2. You have higher-rate debt elsewhere
If you're carrying credit card debt at 22% APR, every extra dollar should go there before going to a 7% car loan. The math is clear-cut.
3. You qualify for a 0% manufacturer APR
If the loan APR is genuinely 0%, putting cash down loses you the time-value of money for free. Take the financing, keep the cash invested.
The minimum amount you need to put down
For most lenders, the practical floor depends on credit:
- Excellent credit (740+): $0 down often works, especially direct from a credit union.
- Prime credit (670–739): $0–$1,500 typical floor; some lenders prefer 5–10% down.
- Near-prime (620–669): 10–15% down often required.
- Subprime (below 620): 15–25% down typically required, plus stricter LTV limits.
The right amount for most buyers
If your credit is prime or better, a 10–15% down payment is the sweet spot. It's enough to:
- Get you below 100% LTV after taxes and fees are added in
- Offset most of year-one depreciation
- Materially reduce monthly payment and total interest
...without depleting your savings or competing with higher-priority financial goals.
Frequently asked
Does a bigger down payment help my APR even at a credit union?
Yes, slightly — credit unions also use LTV thresholds. The break is usually smaller than at a bank, but it's there.

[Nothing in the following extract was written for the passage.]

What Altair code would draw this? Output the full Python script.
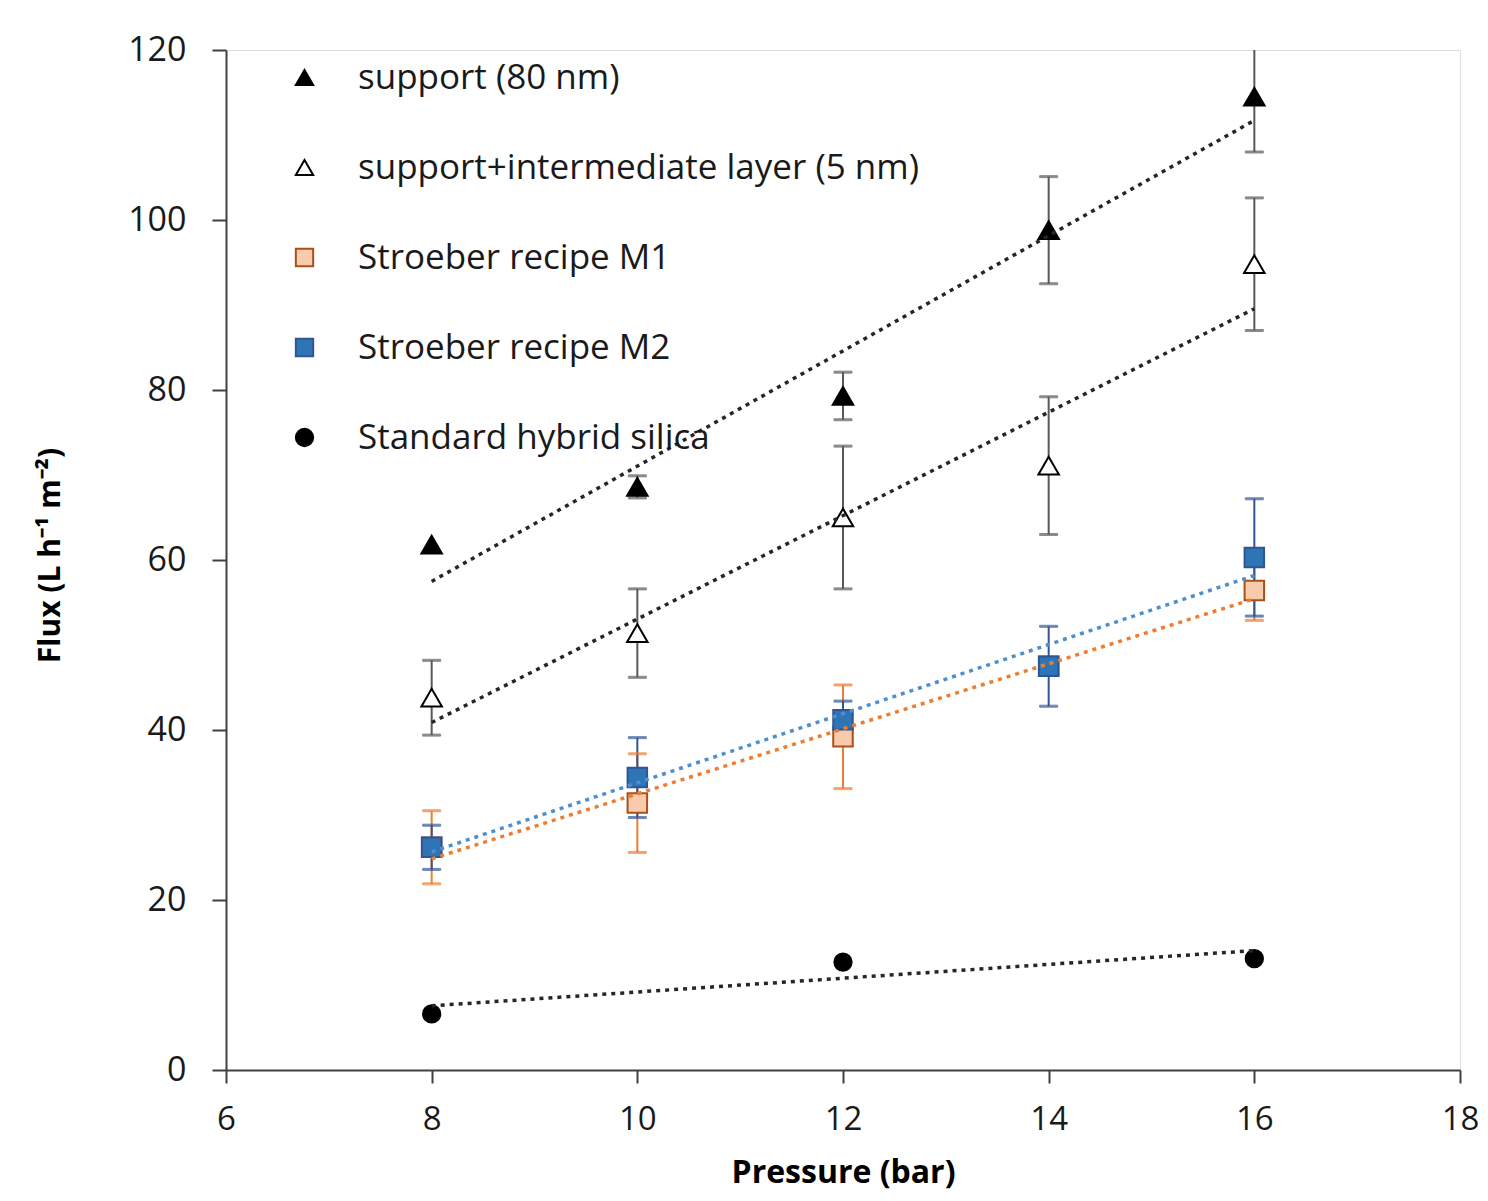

Should I roll sales tax into the loan or pay it at signing?
If you have the cash and your APR is 5%+, paying tax at signing saves real interest over the loan's life. If the APR is 0% or near it, roll it in and keep the cash invested.
What about doc fees and dealer add-ons?
Same logic. Cash for non-vehicle-value items (doc fees, paint protection, extended warranty) just rolls into the loan and accrues interest. Pay at signing or skip the add-on entirely.
Can I make a "down payment" after the loan starts?
Effectively yes — by making extra principal payments. The math is identical: $5,000 paid down at signing or $5,000 paid in month 1 saves the same interest.